In the entries below, count every line containing "this". Return the number and nothing else.

------ PROVIDED DATA ------

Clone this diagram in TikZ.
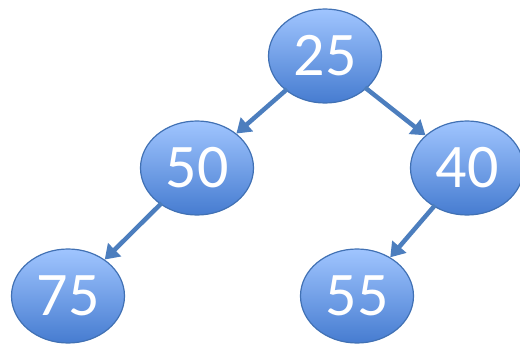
\documentclass[tikz,border=0pt]{standalone}
\usepackage{fontspec}
\setmainfont{Carlito}
\usetikzlibrary{arrows.meta,shapes.geometric}
\definecolor{ballTop}{RGB}{160,197,255}
\definecolor{ballBot}{RGB}{70,124,208}
\definecolor{ballLine}{RGB}{65,113,180}
\definecolor{edgeBlue}{RGB}{76,126,190}
\tikzset{
  ball/.style={ellipse,minimum width=113pt,minimum height=94pt,draw=ballLine,line width=1.2pt,
    top color=ballTop,bottom color=ballBot,text=white,inner sep=0pt,
    font=\fontsize{62}{64}\selectfont},
  link/.style={edgeBlue,line width=4.5pt,-{Triangle[length=14pt,width=18pt]},shorten <=-2pt}
}
\begin{document}
\begin{tikzpicture}[x=1pt,y=-1pt]
 		\useasboundingbox (0,0) rectangle (520,348);
 		\node[ball] (n25) at (325,56) {25};
 		\node[ball] (n50) at (197,168) {50};
 		\node[ball] (n40) at (467,168) {40};
 		\node[ball] (n75) at (68,296) {75};
 		\node[ball] (n55) at (357,296) {55};
 		\draw[link] (n25) -- (n50);
 		\draw[link] (n25) -- (n40);
 		\draw[link] (n50) -- (n75);
 		\draw[link] (n40) -- (n55);
 	\end{tikzpicture}
\end{document}
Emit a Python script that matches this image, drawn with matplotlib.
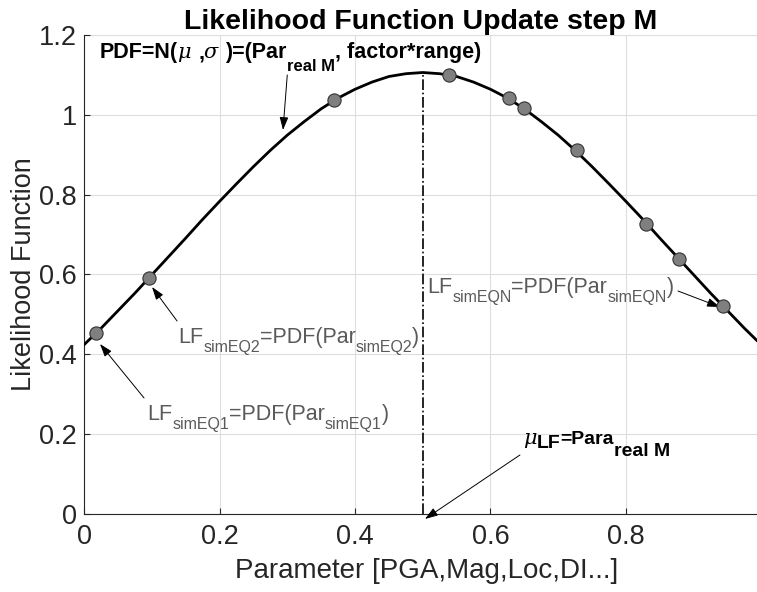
import numpy as np
import matplotlib
matplotlib.use('Agg')
import matplotlib.pyplot as plt
import matplotlib.transforms as mtransforms

# curva PDF
x_curva = [0.0, 0.025, 0.05, 0.075, 0.1, 0.125, 0.15, 0.175, 0.2, 0.225, 0.25,
           0.275, 0.3, 0.325, 0.35, 0.375, 0.4, 0.425, 0.45, 0.475, 0.5,
           0.525, 0.55, 0.575, 0.6, 0.625, 0.65, 0.675, 0.7, 0.725, 0.75,
           0.775, 0.8, 0.825, 0.85, 0.875, 0.9, 0.925, 0.95, 0.975, 0.993]
y_curva = [0.424, 0.465, 0.509, 0.553, 0.599, 0.645, 0.691, 0.738, 0.783, 0.827, 0.870,
           0.911, 0.949, 0.983, 1.015, 1.042, 1.064, 1.082, 1.096, 1.103, 1.106,
           1.103, 1.096, 1.082, 1.064, 1.042, 1.015, 0.983, 0.949, 0.911, 0.870,
           0.827, 0.783, 0.738, 0.691, 0.645, 0.599, 0.553, 0.509, 0.465, 0.435]

# puntos simulados (simEQ)
x_sim = [0.018, 0.096, 0.369, 0.539, 0.627, 0.649, 0.727, 0.830, 0.878, 0.943]
y_sim = [0.453, 0.591, 1.038, 1.100, 1.041, 1.016, 0.912, 0.727, 0.640, 0.521]

mu_lf = 0.5
pico = 1.106

xticks = [0, 0.2, 0.4, 0.6, 0.8]
xtick_labels = ['0', '0.2', '0.4', '0.6', '0.8']
yticks = [0, 0.2, 0.4, 0.6, 0.8, 1.0, 1.2]
ytick_labels = ['0', '0.2', '0.4', '0.6', '0.8', '1', '1.2']

plt.rcParams['font.family'] = ['Liberation Sans', 'DejaVu Sans']

gris_ejes = '#262626'
gris_texto = '#5a5a5a'


def texto_compuesto(ax, x, y, partes):
    # escribe trozos de texto seguidos (estilo subindice tex de matlab)
    fig = ax.figure
    r = fig.canvas.get_renderer()
    dx = 0
    for s, props, dy in partes:
        tr = mtransforms.offset_copy(ax.transData, fig=fig, x=dx, y=dy, units='dots')
        t = ax.text(x, y, s, transform=tr, va='baseline', ha='left', **props)
        dx += t.get_window_extent(r).width


fig = plt.figure(figsize=(7.57, 5.92), dpi=100)
ax = fig.add_axes([0.111, 0.1318, 0.889, 0.8091])

ax.plot(x_curva, y_curva, color='black', lw=2.0, zorder=3)
ax.plot([mu_lf, mu_lf], [0, pico], color='black', ls='-.', lw=1.2, zorder=2)
ax.plot(x_sim, y_sim, 'o', ms=9.5, mfc='#7f7f7f', mec='#333333', mew=0.8, zorder=4)

ax.set_xlim(0, 0.9934)
ax.set_ylim(0, 1.2)
ax.set_xticks(xticks)
ax.set_xticklabels(xtick_labels)
ax.set_yticks(yticks)
ax.set_yticklabels(ytick_labels)
ax.tick_params(direction='in', length=4, width=0.8, colors=gris_ejes, labelsize=19.5)
ax.tick_params(axis='x', pad=7)
ax.tick_params(axis='y', pad=5)
ax.grid(True, color='#dedede', lw=0.8)
ax.set_axisbelow(True)
for lado in ['top', 'right']:
    ax.spines[lado].set_visible(False)
for lado in ['left', 'bottom']:
    ax.spines[lado].set_color(gris_ejes)
    ax.spines[lado].set_linewidth(0.8)
# linea de grid superior
ax.axhline(1.2, color='#dedede', lw=0.8, clip_on=False, zorder=0)

ax.set_title('Likelihood Function Update step M', fontsize=20.5, fontweight='bold', pad=3)
ax.set_xlabel('Parameter [PGA,Mag,Loc,DI...]', fontsize=20, color=gris_ejes)
ax.set_ylabel('Likelihood Function', fontsize=19.5, color=gris_ejes)
ax.xaxis.set_label_coords(0.5097, -0.092)
ax.yaxis.set_label_coords(-0.0698, 0.5)

# textos y flechas
flecha = dict(arrowstyle='-|>,head_length=0.65,head_width=0.22', color='black',
              lw=0.7, shrinkA=0, shrinkB=0, mutation_scale=12)

negrita = dict(fontsize=15.5, fontweight='bold', color='black')
negrita_sub = dict(fontsize=12, fontweight='bold', color='black')
griego = dict(fontsize=15, fontstyle='italic', color='black', family='DejaVu Serif')

texto_compuesto(ax, 0.0236, 1.142, [
    ('PDF=N(', negrita, 0), ('\u03bc ', griego, 0), (',', negrita, 0),
    ('\u03c3 ', griego, 0), (')=(Par', negrita, 0), ('real M', negrita_sub, -13),
    (', factor*range)', negrita, 0)])
ax.annotate('', xy=(0.2937, 0.962), xytext=(0.300, 1.0997), arrowprops=flecha)

normal = dict(fontsize=15.5, color=gris_texto)
normal_sub = dict(fontsize=11.5, color=gris_texto)


def texto_lf(x, y, sub):
    texto_compuesto(ax, x, y, [
        ('LF', normal, 0), (sub, normal_sub, -9), ('=PDF(Par', normal, 0),
        (sub, normal_sub, -9), (')', normal, 0)])


texto_lf(0.093, 0.2355, 'simEQ1')
ax.annotate('', xy=(0.0236, 0.4259), xytext=(0.0886, 0.2906), arrowprops=flecha)

texto_lf(0.1387, 0.428, 'simEQ2')
ax.annotate('', xy=(0.1004, 0.5686), xytext=(0.1373, 0.4835), arrowprops=flecha)

texto_lf(0.5063, 0.5536, 'simEQN')
ax.annotate('', xy=(0.9387, 0.5185), xytext=(0.8768, 0.5586), arrowprops=flecha)

negrita2 = dict(fontsize=14, fontweight='bold', color='black')
texto_compuesto(ax, 0.648, 0.176, [
    ('\u03bc', griego, 0), ('LF', negrita2, -4), ('=Para', negrita2, 0),
    ('real M', negrita2, -12)])
ax.annotate('', xy=(0.5033, -0.0125), xytext=(0.6435, 0.1478), arrowprops=flecha,
            annotation_clip=False)

fig.savefig('out.png', dpi=100)
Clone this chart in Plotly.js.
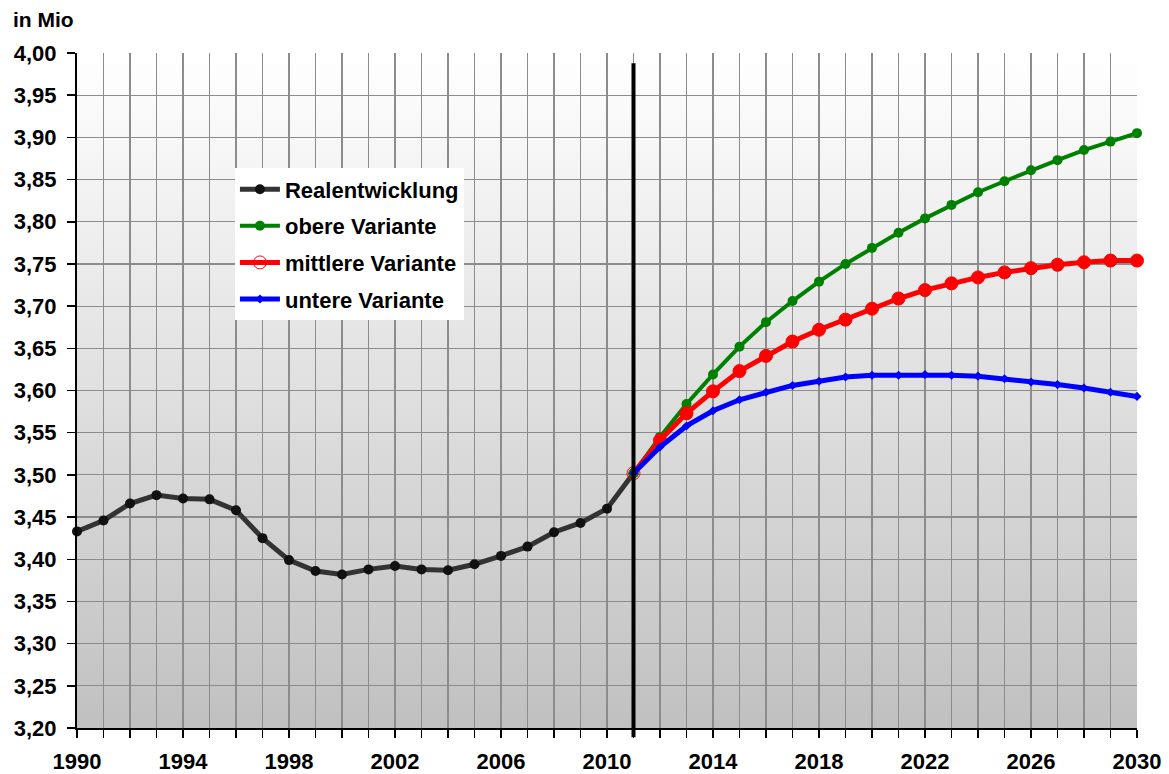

------

EXERCISE SOLUTION:
3